Cigarette companies are barely entitled to our attention let alone our sympathy and understanding. It’s time we all see the tobacco industry for the hypocritical and mass murdering giant it is and don’t give them room to move.


  1. Alcohol companies also sell a highly addictive product which kills people (& destroys families ) , usually quicker though !! Where are all the bleeding heart nazis on this seemingly sacred cow ? We ought ALL not forget the Eureka Stockade , When injustice becomes law , resistance becomes duty . Wake up Australia , before we lose all our freedom , Protest , or DON’T vote & encourage the mongrels . WE are politicians employers , NOT the other way ’round .

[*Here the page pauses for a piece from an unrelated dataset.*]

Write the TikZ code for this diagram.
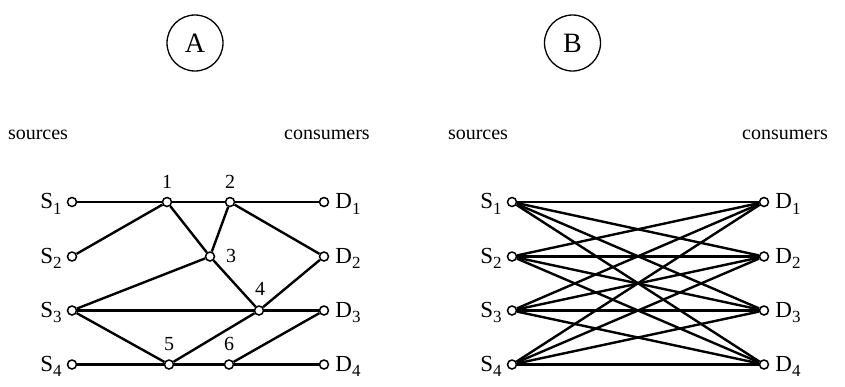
\documentclass[tikz,border=0pt]{standalone}
\usepackage{fontspec}
\setmainfont{Liberation Serif}
\newcommand{\lowidx}[1]{\raisebox{-0.5ex}{\fontsize{17}{17}\selectfont #1}}
\tikzset{
  port/.style={circle,draw,line width=1.5pt,fill=white,inner sep=0pt,minimum size=9pt},
  link/.style={line width=2.4pt},
  lbl/.style={font=\fontsize{23}{24}\selectfont,inner sep=0pt},
  num/.style={font=\fontsize{20}{20}\selectfont,inner sep=0pt},
  head/.style={font=\fontsize{20}{22}\selectfont,inner sep=0pt},
  tag/.style={circle,draw,line width=1.3pt,minimum size=56pt,inner sep=0pt,font=\fontsize{28}{30}\selectfont}
}
\begin{document}
\begin{tikzpicture}[x=1pt,y=-1pt]
\useasboundingbox (0,0) rectangle (845,386);

% panel tags
\node[tag] (tagA) at (195,43) {A};
\node[tag] (tagB) at (572.5,43) {B};

% headings
\node[head] (srcA) at (38,135) {sources};
\node[head] (conA) at (327,135) {consumers};
\node[head] (srcB) at (478,135) {sources};
\node[head] (conB) at (785,135) {consumers};

% ---- network A ----
\foreach \i/\y in {1/202,2/256.5,3/310.5,4/364.5}{
  \node[port] (s\i) at (72,\y) {};
  \node[port] (d\i) at (324,\y) {};
  \node[lbl,anchor=east] at ([xshift=-5pt,yshift=-2pt]s\i.west) {S\lowidx{\i}};
  \node[lbl,anchor=west] at ([xshift=6pt,yshift=-2pt]d\i.east) {D\lowidx{\i}};
}
\node[port] (n1) at (167,202) {};
\node[port] (n2) at (230,202) {};
\node[port] (n3) at (210,256.5) {};
\node[port] (n4) at (259,310.5) {};
\node[port] (n5) at (169,364.5) {};
\node[port] (n6) at (229,364.5) {};
\node[num] at (167,182) {1};
\node[num] at (230,182) {2};
\node[num] at (231,256) {3};
\node[num] at (260,289) {4};
\node[num] at (169,344) {5};
\node[num] at (229,344) {6};

\draw[link] (s1) -- (n1);
\draw[link] (n1) -- (n2);
\draw[link] (n2) -- (d1);
\draw[link] (s2) -- (n1);
\draw[link] (n1) -- (n3);
\draw[link] (n2) -- (n3);
\draw[link] (n2) -- (d2);
\draw[link] (s3) -- (n3);
\draw[link] (n3) -- (n4);
\draw[link] (n4) -- (d2);
\draw[link] (s3) -- (n4);
\draw[link] (n4) -- (d3);
\draw[link] (s3) -- (n5);
\draw[link] (s4) -- (n5);
\draw[link] (n5) -- (n6);
\draw[link] (n6) -- (d4);
\draw[link] (n5) -- (n4);
\draw[link] (n6) -- (d3);

% ---- network B ----
\foreach \i/\y in {1/202,2/256.5,3/310.5,4/364.5}{
  \node[port] (bs\i) at (512,\y) {};
  \node[port] (bd\i) at (764,\y) {};
  \node[lbl,anchor=east] at ([xshift=-5pt,yshift=-2pt]bs\i.west) {S\lowidx{\i}};
  \node[lbl,anchor=west] at ([xshift=6pt,yshift=-2pt]bd\i.east) {D\lowidx{\i}};
}
\foreach \i in {1,...,4}{
  \foreach \j in {1,...,4}{
    \draw[link] (bs\i) -- (bd\j);
  }
}
\end{tikzpicture}
\end{document}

    1. i think what you said is exacly right on the money good job and thank you for opening my eyes

  2. Might be ok for all the non smokers to be self righteous and get on the bandwagon re plain packaging and side with the Govt. on this issue. How will you all feel when they do the same for all alcohol beverages and lift it beyond affordability after taxing it to the hilt. This is nothing but total hypocrisy by all of you . Self righteous jerks poking your noses into other peoples business . How on earth can plain packaging reduce smoking , cigarettes will still be available same as ever , who cares about plain packaging , nobody. The Govt. have 2 real solutions if they have a real concern about smoking. Ban them or force tobacco coy. to remove nicotine from the product. Cigarettes are simply a carrier for addictive nicotine, nothing else. Time people looked properly at our lazy Govts. real effectiveness on real issues rather than just dudding a simplistic Australian public who are unnaware of the Govts. real agenda.